Locales range from a beachfront house to a Pasadena mansion. This film marked my introduction to Joan Crawford–the real one, not Faye Dunaway’s hanger-hater–and, what can I say? I don’t get it. But Michael Curitz’ noirish black-and-white direction, which contrasted the look of sunny Southern California, would provide a template for other daylight neo-noirs such as Chinatown.
Repo Man (1984) dir. by Alex Cox
A virtual stew of Reagan-era alienation mixed with L.A.’s punk rock scene, Repo Man deserves its status as a cult classic. Few films so boldly announced that the 70s were gone for good. (Witness the turn of Otto’s parents from hippies to mindless followers of televangelists.)
Very similar, in its own L.A. way, to 1955’s Rebel Without a Cause. Both films dealt with young dropouts groping for meaning and connection in a world where they felt invisible. (Think, too, about both films’ use of galactic imagery and about the lethality of the outside.)
Repo Man was one of the many 80s films to take on the subject of vanishing prosperity and the crumbling of the American dream. I’m wondering where the chronicles of lower-and-middle class struggles during the current downturn are? I’m sure they’ve exist, although likely not in mainstream form.
Skin Deep (1989) dir. by Blake Edwards
A movie I saw when it came out–and of course it all seemed rather ribald and glamorous in its own way. A typical Blake Edwards picture, a boozy writer screwing his way through life. What could be bad about that?
On second viewing, of course, the darkness of the film takes hold. But at the end of the day, despite its cry-for-help sequences, it’s fluffy–nobody loses an eye–and it has the happy ending it deserves, even if it doesn’t seem terribly realistic. In one very real sense, it was the 80s version of Californication. (Come for condom scene, stay for the pathos!) The film does well to take advantage of John Ritter’s gift for physical comedy. He carries the picture better than you would expect.
10 (1980) dir. by Blake Edwards
More Edwards. Reviewed here.
Tequila Sunrise (1988) dir. by Robert Towne
What went wrong? You had the writer of Chinatown. Two appealing male leads. A young superstar actress in the making (Michelle Pfeiffer again). And a good helping of steamy sax-infused sex–standard for 80s films, I think. But something did go off track. The cocktail ends up bland. Robert Towne was shooting for a modern neo-noir in his tale of Two Old Friends on Opposites Sides of the Law, but there’s very little tension, or atmosphere, or anything. And any time Pfeiffer isn’t around, you check your watch waiting for her to come back.
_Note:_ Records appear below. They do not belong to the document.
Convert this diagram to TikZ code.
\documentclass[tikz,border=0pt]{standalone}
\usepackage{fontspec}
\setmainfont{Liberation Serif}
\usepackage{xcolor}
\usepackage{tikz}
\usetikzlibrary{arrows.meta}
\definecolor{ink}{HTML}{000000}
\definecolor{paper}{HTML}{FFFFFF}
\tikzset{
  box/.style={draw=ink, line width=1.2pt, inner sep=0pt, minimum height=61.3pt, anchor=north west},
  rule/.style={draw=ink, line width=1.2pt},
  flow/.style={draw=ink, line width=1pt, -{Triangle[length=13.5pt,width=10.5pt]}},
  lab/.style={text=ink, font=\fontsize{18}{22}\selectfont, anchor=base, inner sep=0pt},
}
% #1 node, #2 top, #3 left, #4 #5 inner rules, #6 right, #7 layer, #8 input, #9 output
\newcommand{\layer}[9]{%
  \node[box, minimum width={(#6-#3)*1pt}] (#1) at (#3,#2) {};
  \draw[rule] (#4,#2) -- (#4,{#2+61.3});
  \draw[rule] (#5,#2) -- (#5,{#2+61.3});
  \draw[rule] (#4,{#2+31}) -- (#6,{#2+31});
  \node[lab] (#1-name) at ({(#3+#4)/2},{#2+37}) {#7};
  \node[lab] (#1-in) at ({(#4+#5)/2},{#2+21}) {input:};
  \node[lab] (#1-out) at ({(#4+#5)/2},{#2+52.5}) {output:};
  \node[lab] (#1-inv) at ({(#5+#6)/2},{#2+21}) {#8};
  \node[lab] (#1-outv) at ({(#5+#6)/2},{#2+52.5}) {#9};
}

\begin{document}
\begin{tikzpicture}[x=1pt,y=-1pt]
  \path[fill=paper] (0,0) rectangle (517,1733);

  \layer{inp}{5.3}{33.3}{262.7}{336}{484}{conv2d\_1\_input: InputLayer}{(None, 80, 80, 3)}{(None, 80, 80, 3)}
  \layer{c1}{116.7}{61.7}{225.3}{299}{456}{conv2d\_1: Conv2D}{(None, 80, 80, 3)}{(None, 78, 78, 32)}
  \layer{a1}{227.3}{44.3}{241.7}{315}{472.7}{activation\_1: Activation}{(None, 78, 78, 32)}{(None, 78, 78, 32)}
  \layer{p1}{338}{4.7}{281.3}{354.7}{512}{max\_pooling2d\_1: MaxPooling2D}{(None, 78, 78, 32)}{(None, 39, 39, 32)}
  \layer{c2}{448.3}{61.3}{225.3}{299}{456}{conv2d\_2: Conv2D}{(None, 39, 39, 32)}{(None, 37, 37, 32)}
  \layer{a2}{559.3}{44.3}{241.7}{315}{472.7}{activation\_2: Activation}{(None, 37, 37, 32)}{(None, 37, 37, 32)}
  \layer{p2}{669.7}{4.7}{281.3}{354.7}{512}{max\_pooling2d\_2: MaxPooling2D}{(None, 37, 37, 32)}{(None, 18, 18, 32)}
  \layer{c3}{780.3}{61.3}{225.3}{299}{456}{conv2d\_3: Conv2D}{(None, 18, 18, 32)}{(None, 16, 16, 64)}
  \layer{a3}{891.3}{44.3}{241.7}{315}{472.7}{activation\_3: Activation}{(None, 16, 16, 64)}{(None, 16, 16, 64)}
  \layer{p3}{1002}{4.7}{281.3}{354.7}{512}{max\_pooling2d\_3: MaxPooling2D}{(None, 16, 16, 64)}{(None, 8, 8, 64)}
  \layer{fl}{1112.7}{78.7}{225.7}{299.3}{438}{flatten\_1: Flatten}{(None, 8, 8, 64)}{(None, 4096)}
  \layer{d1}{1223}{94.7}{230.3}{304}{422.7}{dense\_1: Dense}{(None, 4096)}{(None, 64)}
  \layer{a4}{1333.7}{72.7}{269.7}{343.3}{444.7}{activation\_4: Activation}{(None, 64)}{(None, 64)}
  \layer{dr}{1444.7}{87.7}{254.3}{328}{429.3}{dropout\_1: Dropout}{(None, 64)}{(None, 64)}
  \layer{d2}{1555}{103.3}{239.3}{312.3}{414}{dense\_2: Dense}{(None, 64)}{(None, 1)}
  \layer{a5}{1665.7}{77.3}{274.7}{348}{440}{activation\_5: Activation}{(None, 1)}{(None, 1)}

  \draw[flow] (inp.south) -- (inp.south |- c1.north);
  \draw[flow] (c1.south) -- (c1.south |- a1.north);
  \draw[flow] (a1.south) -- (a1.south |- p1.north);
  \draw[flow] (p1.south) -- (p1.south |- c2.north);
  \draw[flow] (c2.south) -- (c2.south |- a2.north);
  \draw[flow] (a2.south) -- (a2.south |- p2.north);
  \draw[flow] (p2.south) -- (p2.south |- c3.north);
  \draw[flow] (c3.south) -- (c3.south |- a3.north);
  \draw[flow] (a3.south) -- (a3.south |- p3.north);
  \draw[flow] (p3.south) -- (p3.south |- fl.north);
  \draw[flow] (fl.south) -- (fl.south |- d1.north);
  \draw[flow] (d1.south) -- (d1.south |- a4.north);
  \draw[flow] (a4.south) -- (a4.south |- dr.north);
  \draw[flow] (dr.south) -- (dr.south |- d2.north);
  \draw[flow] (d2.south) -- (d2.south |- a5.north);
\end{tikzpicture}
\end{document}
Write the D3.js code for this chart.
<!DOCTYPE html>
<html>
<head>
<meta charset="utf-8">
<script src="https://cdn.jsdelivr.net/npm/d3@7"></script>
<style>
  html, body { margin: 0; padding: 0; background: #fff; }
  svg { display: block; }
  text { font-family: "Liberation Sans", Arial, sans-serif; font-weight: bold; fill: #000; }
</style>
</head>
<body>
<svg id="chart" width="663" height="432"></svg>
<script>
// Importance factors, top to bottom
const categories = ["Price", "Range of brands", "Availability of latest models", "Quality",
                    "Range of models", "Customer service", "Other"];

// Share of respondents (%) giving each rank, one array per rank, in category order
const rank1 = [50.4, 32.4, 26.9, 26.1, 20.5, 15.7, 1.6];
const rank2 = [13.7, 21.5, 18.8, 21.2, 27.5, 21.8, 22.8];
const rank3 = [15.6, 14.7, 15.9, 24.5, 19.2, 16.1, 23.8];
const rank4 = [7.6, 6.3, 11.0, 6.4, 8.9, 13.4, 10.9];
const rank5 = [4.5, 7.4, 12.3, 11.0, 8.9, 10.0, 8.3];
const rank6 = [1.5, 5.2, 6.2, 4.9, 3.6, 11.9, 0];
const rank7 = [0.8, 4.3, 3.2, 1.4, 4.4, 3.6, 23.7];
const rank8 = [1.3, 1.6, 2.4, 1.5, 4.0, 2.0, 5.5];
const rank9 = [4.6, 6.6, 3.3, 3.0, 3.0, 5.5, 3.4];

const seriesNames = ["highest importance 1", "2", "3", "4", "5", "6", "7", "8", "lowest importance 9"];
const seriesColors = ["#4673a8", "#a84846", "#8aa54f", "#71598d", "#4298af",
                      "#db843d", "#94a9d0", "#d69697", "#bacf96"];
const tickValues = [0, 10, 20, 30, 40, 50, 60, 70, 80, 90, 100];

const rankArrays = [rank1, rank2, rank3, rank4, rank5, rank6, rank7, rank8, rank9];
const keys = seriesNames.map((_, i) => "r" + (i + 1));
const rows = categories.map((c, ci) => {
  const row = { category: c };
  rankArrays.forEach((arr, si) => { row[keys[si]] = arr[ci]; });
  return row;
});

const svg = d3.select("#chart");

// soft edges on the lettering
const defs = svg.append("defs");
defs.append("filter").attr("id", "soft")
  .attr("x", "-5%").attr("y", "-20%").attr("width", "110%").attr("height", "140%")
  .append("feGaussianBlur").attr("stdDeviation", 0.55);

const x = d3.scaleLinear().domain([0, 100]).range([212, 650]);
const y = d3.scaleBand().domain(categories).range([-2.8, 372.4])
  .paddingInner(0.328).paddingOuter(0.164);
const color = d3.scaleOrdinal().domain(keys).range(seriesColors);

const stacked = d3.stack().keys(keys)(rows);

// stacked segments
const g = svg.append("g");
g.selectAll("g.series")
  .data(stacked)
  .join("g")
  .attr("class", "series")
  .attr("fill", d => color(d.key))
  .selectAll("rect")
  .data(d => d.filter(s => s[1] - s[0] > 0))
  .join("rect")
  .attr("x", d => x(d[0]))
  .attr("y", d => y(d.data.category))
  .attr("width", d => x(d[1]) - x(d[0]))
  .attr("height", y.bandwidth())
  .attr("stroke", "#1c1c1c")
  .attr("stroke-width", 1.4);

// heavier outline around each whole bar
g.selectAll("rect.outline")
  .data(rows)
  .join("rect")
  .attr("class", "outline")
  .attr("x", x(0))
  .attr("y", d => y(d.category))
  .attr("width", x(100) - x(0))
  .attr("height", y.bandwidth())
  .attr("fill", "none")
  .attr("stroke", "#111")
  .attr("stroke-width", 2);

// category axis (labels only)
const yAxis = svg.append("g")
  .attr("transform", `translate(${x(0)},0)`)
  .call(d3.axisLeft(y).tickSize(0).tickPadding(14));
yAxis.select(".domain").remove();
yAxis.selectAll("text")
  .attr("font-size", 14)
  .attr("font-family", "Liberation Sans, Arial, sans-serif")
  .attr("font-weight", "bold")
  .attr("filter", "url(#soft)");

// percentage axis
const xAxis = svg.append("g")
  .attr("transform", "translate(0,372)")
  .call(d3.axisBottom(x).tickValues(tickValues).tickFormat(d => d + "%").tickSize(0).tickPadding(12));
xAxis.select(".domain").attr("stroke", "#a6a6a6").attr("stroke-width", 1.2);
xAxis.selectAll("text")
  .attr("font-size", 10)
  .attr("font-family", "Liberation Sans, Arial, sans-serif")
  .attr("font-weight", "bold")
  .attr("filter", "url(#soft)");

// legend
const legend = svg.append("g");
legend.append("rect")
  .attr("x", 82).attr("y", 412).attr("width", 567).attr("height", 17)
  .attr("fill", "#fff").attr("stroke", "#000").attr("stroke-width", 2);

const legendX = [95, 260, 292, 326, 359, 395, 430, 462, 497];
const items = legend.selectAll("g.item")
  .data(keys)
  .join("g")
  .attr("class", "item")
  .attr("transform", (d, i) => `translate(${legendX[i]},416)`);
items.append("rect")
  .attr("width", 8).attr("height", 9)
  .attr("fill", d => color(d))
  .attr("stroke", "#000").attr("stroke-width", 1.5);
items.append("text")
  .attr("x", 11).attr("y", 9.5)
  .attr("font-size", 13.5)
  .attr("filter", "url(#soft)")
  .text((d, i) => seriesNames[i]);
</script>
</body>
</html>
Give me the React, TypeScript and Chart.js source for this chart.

Part of the problem is that Mel Gibson makes a lousy drug dealer (also a lousy parent, but that’s a different story). There are no hard edges. You feel like Gibson and cop Kurt Russell (styled up like Pat Riley) could resolve their differences over a round of golf and a couple of brews at the 19th Hole. In fact, it’s more fun to watch Russell give I-used-to-be-in-everything JT Walsh a hard time than sit through his trading barbs and threats with Gibson. And while Pfeiffer is dolled up like a 80s version of a femme fatale, she turns out to be much more femme sans consequence.
This is the classic example of a film to which a viewer brings a lot of goodwill–largely because of its leads (or its poster). Hollywood, especially classic Hollywood, of course, has banked on star power. And then the movies slowly siphons away that benefit of the doubt for the better part of two hours, whereupon you sit back and wonder, just what was that about?
Watching it again for the first time in years, I was struck by the bizarre places Raul Julia takes his character. He’s the only one in the film having any fun–and the movie benefits, and turns all the stranger, when he enters. In that sense, it seems rather similar to His Kind of Woman, which I recently screened.
Still, I’ll watch Lethal Weapon again (and again) if I want a fix of 80s Mel.